__EXERCISE__
Search the data for the word "with". Reproduce every line where it is found.

__RECORDED DATA__
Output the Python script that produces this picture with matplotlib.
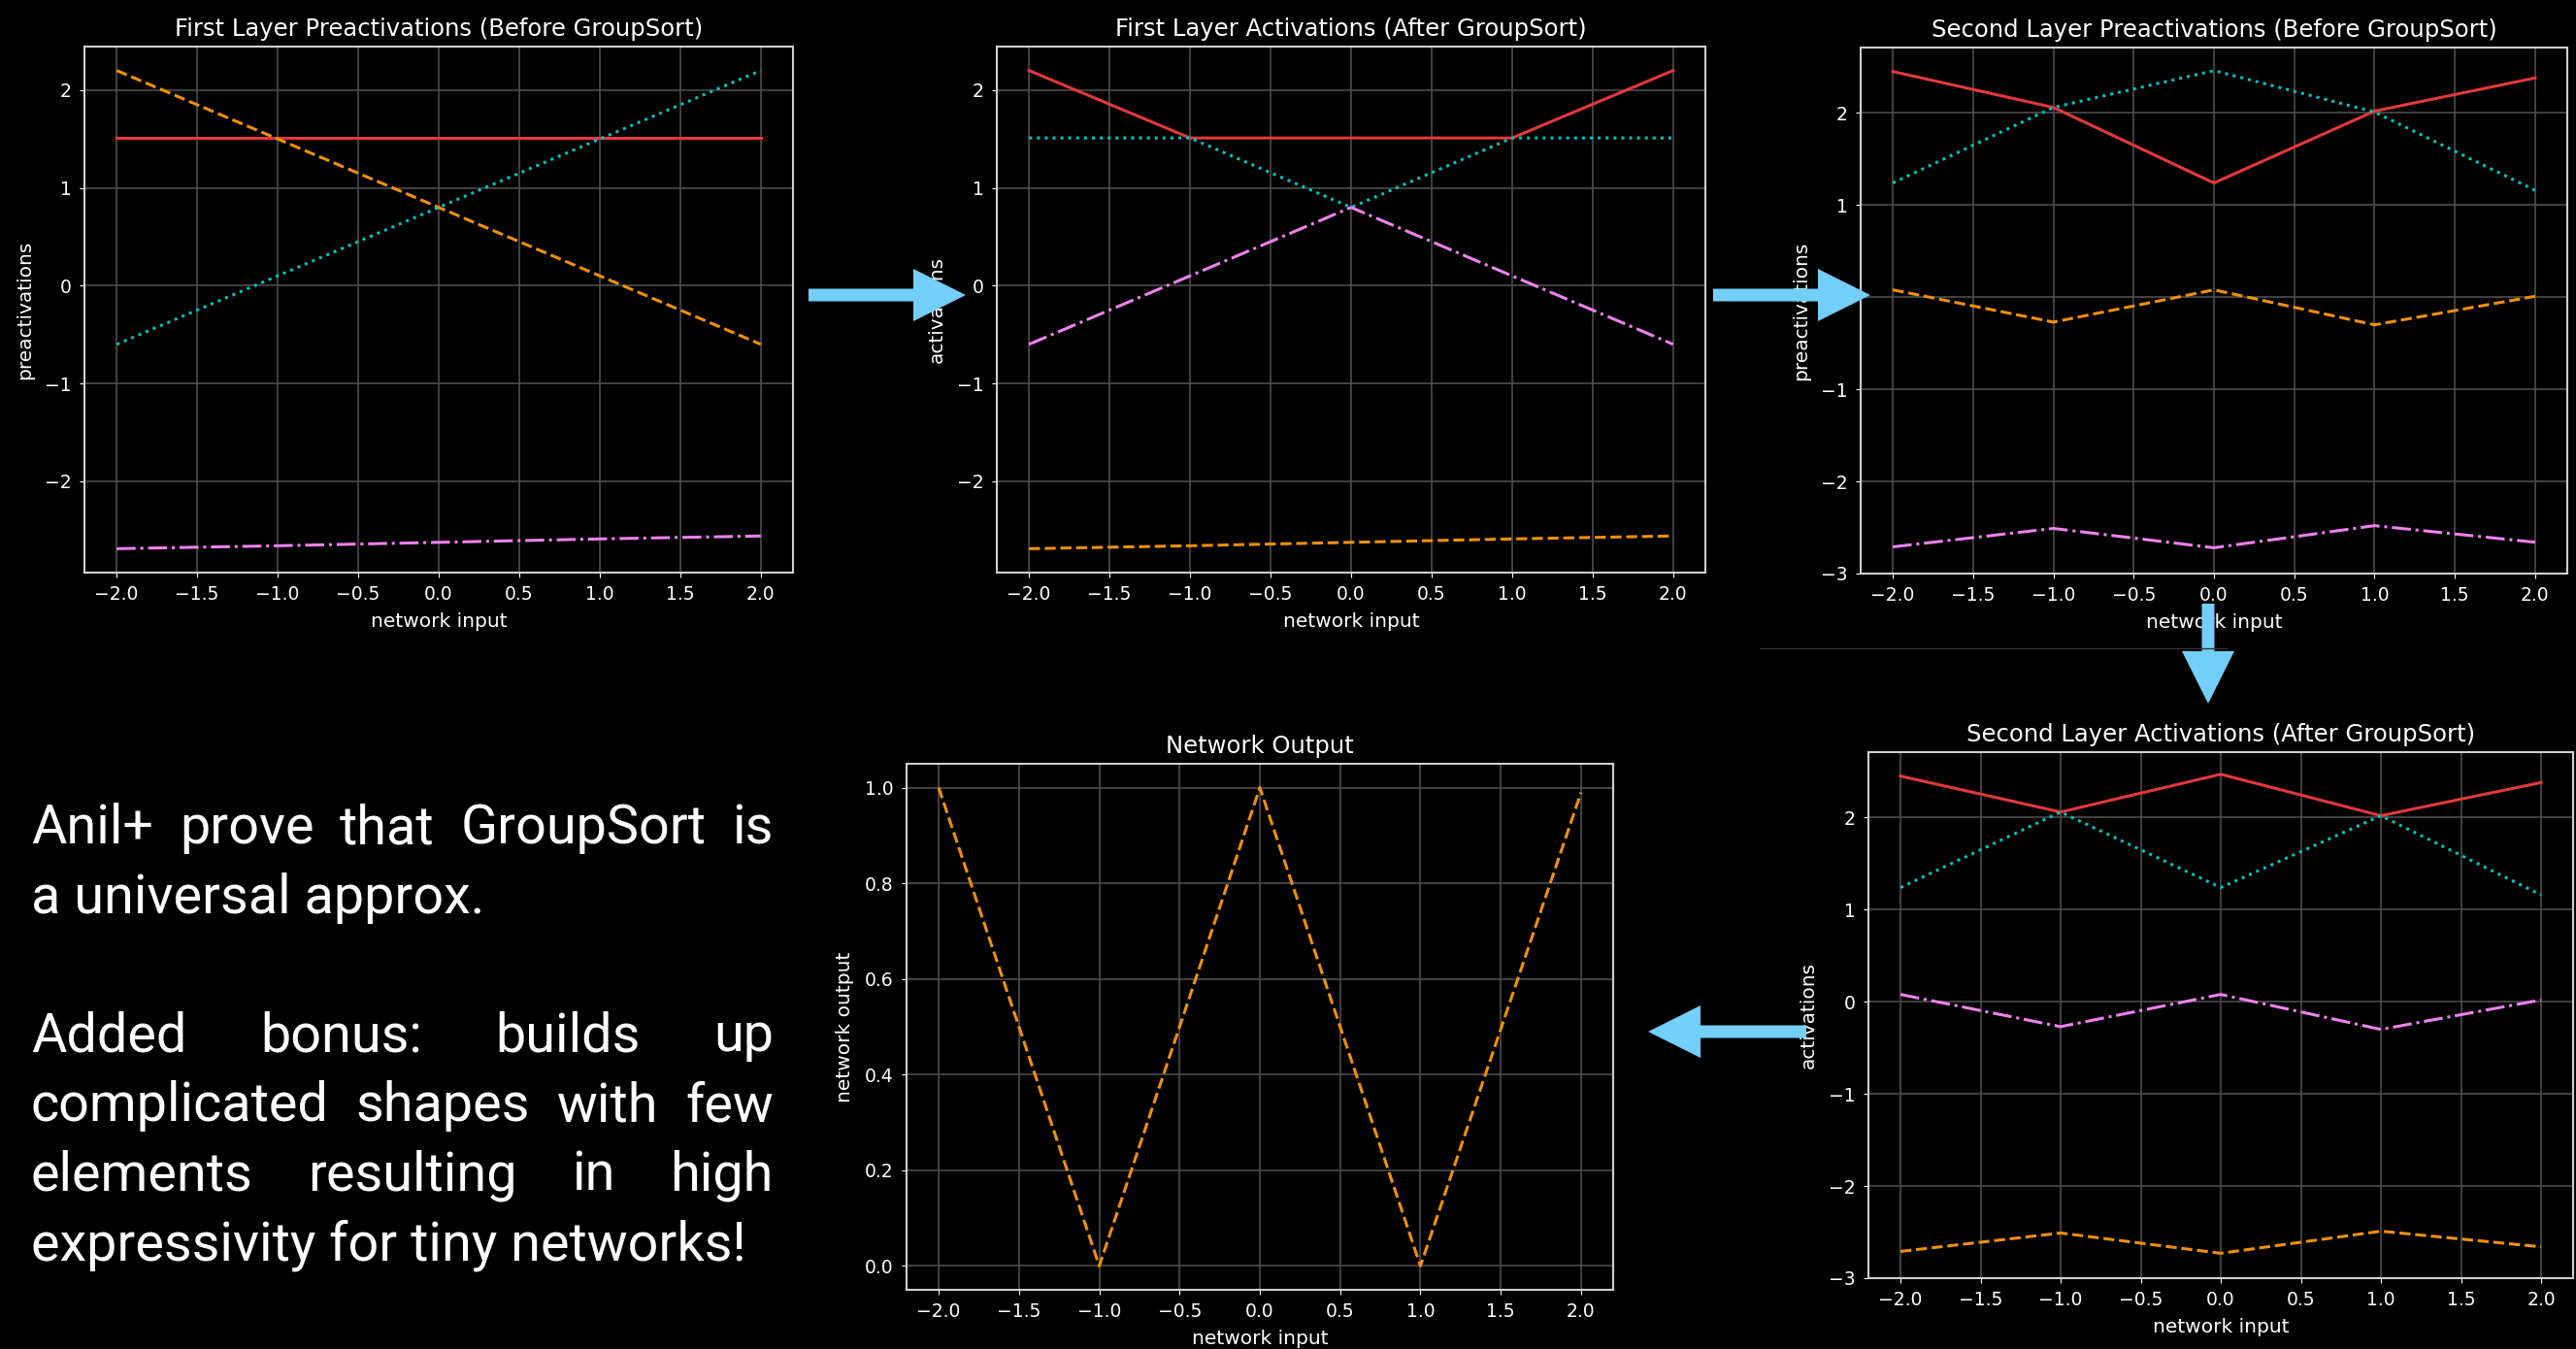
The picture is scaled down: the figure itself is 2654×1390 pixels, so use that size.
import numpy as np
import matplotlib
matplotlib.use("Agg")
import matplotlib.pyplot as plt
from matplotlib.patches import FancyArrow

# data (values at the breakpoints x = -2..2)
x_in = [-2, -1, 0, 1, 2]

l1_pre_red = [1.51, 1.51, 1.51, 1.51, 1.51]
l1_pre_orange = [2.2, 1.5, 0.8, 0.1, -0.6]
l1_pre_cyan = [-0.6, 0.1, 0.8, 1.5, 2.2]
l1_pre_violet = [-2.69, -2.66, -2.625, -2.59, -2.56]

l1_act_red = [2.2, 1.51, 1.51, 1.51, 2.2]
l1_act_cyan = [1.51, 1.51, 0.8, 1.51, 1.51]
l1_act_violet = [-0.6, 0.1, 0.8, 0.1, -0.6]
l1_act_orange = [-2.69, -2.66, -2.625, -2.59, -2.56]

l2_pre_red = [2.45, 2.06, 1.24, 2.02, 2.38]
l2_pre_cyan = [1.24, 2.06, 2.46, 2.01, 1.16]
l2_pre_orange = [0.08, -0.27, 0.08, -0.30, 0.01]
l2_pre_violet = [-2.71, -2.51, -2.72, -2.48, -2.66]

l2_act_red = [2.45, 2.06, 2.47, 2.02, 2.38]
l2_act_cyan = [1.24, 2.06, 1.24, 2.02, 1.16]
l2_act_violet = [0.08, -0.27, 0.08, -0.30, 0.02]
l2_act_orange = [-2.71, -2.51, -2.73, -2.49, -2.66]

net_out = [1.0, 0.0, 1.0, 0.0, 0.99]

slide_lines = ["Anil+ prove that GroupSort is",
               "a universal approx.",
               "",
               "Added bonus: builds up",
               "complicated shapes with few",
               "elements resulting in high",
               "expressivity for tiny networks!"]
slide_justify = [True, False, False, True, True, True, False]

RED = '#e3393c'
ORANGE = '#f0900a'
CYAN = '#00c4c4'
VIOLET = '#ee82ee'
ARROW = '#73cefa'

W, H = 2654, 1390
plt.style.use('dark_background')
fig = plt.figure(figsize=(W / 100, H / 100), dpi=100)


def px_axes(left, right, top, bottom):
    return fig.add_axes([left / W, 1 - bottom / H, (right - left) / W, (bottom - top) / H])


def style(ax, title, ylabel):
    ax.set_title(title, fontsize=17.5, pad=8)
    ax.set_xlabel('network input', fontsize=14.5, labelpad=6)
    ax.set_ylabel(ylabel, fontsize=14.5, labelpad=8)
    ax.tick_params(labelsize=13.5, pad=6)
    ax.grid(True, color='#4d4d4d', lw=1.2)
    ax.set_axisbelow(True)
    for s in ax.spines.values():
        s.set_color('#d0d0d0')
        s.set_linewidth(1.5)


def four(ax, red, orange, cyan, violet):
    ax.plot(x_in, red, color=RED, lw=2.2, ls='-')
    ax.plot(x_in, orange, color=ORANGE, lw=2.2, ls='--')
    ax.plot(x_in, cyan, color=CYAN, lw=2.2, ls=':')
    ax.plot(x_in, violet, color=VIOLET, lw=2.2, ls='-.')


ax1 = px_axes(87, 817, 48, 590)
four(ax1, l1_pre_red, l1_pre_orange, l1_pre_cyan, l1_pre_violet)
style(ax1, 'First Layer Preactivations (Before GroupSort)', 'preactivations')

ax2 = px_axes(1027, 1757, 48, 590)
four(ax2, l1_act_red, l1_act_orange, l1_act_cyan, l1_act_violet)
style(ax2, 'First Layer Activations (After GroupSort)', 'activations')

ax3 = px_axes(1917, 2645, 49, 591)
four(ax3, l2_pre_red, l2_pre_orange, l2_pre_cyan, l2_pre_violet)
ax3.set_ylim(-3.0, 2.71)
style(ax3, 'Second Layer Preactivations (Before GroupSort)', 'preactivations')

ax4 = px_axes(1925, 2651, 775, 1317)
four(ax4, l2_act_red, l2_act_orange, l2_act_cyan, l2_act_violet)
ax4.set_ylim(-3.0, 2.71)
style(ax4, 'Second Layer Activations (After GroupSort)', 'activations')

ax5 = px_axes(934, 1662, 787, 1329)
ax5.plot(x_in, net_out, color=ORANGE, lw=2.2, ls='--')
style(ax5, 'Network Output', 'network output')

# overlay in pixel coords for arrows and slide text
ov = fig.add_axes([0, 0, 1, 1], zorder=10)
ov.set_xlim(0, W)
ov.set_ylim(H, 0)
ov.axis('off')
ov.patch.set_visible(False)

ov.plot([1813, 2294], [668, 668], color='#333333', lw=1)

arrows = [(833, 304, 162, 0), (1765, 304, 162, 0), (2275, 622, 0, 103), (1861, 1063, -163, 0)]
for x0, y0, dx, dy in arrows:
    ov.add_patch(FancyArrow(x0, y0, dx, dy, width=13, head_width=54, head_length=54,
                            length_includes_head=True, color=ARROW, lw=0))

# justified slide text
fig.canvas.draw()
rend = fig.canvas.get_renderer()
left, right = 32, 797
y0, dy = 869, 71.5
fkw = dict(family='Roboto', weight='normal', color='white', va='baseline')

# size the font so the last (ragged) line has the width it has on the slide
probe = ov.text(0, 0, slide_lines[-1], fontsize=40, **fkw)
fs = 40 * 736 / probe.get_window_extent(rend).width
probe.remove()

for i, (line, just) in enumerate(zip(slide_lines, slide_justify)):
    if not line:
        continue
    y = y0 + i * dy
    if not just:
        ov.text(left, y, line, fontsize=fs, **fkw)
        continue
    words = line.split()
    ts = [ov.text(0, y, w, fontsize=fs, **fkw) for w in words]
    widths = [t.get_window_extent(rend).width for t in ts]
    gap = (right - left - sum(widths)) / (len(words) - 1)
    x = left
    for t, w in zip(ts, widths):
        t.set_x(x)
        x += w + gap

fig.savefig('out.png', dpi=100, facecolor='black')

__SOLVED EXERCISE__
Output the Python script that produces this picture with matplotlib.
               "complicated shapes with few",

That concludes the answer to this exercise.